Measured in the new denominator, the Dow has lost roughly 99% of its value in twelve years, and the “comeback” everyone is celebrating shows up on that chart as a wiggle at the bottom of a cliff. Bitcoin just took its worst beating in years and gave back approximately none of a decade of relative gains.

That’s what deflationary money does. It hits different.

It’s about the maths

The Dow is priced in dollars, and dollars multiply, inflate, depreciate, and then die… which is the business model for the whole fiat system. M2 only ever pauses on its way up, every crisis gets solved with more of it, and index earnings get marked up in the same shrinking units.

Bitcoin’s supply schedule, meanwhile, doesn’t attend FOMC meetings. The halvings keep halving. Twenty-one million, take it or leave it.

Run the numbers since January 2000: the Dow is up 361% in dollars. M2 is up 394%. Divide one by the other and the twenty-six-year bull market vanishes: measured in the money itself, the index has gone nowhere. Every point of “Dow 52,000” that isn’t printer output rounds to zero.

 

The Dow and the money supply, same starting line, 26 years later. The index never got ahead of the printer.

 

So, the fraction has a numerator inflated by an expanding money supply, sitting on top of a denominator that does not expand. Run that equation for a decade and the line on the chart is the only possible output. The drawdowns – 2018, 2022, this one – are volatility inside the trend. And that trend is division between fiat money and Bitcoin.

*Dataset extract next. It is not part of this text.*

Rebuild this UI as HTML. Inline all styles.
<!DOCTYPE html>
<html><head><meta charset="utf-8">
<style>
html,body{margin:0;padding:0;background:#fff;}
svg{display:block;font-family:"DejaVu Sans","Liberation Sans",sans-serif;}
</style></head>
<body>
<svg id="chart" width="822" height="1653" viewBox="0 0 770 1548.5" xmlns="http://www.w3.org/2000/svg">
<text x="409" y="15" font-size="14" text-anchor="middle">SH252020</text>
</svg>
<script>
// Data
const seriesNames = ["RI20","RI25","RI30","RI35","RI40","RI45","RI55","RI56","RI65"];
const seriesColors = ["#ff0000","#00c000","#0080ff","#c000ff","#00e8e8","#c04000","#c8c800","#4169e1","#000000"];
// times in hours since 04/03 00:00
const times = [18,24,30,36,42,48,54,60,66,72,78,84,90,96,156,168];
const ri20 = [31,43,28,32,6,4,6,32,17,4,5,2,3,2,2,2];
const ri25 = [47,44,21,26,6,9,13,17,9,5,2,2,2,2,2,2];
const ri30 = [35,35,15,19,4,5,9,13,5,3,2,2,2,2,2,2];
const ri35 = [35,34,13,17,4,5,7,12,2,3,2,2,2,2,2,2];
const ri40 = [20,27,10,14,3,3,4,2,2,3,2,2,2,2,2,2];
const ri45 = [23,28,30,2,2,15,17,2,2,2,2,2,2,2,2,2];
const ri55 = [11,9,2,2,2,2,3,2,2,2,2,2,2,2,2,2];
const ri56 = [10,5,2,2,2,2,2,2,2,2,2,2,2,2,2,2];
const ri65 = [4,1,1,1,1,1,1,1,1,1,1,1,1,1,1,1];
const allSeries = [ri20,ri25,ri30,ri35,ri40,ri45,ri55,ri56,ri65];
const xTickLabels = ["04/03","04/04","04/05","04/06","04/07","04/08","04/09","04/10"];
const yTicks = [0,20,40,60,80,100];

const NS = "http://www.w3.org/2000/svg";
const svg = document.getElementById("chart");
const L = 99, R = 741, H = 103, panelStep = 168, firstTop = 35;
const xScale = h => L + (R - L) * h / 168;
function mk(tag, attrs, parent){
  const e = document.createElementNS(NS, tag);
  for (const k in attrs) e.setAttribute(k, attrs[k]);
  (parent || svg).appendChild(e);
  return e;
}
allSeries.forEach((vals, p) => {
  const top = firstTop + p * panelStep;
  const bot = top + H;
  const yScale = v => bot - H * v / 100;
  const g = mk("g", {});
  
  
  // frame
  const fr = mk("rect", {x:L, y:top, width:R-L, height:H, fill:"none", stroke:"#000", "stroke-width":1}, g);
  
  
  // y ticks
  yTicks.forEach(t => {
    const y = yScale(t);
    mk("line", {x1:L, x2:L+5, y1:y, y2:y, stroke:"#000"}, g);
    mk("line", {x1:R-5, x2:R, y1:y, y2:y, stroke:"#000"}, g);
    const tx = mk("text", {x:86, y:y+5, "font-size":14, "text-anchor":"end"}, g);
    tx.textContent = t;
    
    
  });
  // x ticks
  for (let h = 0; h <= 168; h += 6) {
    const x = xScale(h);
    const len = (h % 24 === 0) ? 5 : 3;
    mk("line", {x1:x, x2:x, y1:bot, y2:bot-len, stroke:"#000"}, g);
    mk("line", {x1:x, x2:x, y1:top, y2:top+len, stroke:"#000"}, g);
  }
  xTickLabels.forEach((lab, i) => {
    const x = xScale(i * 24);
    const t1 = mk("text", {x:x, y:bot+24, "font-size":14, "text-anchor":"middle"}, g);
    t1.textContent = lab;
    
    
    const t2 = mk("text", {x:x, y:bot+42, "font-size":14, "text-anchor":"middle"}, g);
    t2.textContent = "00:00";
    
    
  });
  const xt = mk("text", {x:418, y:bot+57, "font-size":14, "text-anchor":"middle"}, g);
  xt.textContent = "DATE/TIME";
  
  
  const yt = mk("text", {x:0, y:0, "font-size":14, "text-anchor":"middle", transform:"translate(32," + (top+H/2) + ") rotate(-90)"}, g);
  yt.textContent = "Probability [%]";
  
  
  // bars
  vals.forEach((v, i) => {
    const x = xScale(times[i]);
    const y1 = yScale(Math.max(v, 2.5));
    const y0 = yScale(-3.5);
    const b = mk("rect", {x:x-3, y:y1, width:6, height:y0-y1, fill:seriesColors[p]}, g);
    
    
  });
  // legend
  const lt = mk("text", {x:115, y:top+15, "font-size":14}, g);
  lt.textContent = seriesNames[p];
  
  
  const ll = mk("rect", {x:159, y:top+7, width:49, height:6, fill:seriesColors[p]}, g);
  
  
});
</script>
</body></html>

A Dow’s comeback measured in a shrinking yardstick must sprint just to stand still. This year, it’s rallied hard in dollars. In Bitcoin terms, it clawed back a rounding error.

Same story, slower clock.

If this framework sounds familiar, it should. Gold holders have been living it since 1971, just at a different tempo.

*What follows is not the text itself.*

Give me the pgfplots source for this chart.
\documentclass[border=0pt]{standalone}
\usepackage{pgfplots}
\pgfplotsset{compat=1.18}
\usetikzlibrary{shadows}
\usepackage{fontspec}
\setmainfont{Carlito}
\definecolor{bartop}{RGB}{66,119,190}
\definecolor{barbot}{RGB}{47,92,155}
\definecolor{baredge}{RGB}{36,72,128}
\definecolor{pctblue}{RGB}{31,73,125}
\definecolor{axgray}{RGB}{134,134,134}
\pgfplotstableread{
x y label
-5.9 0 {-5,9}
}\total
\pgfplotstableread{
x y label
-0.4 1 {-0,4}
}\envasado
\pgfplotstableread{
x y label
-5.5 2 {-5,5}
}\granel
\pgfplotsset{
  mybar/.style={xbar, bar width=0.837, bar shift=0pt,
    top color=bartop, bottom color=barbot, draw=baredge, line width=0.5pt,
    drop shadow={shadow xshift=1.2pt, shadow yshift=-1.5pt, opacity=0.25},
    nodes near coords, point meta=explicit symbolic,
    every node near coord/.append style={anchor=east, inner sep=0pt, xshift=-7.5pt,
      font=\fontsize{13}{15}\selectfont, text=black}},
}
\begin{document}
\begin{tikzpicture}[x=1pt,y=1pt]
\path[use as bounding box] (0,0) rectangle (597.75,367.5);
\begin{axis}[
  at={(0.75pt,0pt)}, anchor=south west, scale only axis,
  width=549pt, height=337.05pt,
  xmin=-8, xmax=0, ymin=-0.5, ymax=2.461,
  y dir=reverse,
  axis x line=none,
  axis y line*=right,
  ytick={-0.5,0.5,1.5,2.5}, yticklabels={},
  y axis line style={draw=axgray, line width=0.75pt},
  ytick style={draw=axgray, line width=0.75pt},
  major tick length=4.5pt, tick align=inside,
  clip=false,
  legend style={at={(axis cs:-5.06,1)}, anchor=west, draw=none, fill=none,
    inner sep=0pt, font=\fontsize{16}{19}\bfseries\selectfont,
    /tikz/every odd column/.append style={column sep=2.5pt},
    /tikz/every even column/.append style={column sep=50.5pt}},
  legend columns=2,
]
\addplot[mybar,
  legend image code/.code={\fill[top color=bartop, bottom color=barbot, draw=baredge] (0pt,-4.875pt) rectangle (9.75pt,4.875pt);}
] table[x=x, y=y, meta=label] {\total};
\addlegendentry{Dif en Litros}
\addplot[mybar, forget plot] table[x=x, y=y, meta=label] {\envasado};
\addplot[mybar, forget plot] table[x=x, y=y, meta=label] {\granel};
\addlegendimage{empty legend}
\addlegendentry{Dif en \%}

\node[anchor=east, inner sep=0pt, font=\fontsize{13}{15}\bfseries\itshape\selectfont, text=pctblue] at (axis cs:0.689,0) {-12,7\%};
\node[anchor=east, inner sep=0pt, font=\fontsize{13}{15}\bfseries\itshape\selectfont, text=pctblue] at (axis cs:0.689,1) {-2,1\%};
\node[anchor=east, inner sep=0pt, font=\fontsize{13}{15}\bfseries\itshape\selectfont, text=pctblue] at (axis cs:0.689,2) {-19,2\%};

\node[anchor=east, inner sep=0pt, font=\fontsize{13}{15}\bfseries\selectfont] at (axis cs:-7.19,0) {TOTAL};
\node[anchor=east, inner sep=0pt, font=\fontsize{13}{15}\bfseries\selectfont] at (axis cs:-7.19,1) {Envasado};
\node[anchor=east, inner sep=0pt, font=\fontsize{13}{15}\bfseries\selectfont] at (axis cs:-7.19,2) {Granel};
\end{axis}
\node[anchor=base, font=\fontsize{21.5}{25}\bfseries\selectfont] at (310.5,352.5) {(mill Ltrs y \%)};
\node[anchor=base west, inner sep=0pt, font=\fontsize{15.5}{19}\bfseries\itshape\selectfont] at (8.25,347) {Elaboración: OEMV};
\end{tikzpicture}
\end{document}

In 2001 the Dow cost 42 ounces of gold. Today, with the Dow at nominal record highs and the algos doing victory laps, it costs 12.7 ounces. Two-thirds of the index’s gold-denominated value, gone, during a quarter century of “stocks always go up”.

 

 

Yes, gold and Bitcoin diverged this cycle. Gold at $4,142 while Bitcoin sits in a drawdown. They have different volatility profiles, and different adoption curves. Yet, they share the same denominator maths. One asset is the incumbent hard money, the other is the challenger still crossing the chasm. The DOW index can’t outrun either of them over any window that matters.

“Stocks at record highs” is mostly the yardstick shrinking. It is always has been.

 

Deflationary Money Still Undefeated this Decade

 

Here’s the thing about extreme bearish sentiment: it’s a report on the emotional state of leveraged tourists, not on the asset. Nothing about Bitcoin(or gold) changed this year. The supply schedule didn’t change. The halvings didn’t change. The $300+ trillion in bonds denominated in a melting currency didn’t change, except to get bigger.

The only thing that changed is the price, quoted in the old denominator, and the old denominator’s entire job description is to go down.

So, the mainstream news cycle might be right about one thing:

Deflationary money doesn’t win every year.

However, it does win every decade, and it’s undefeated.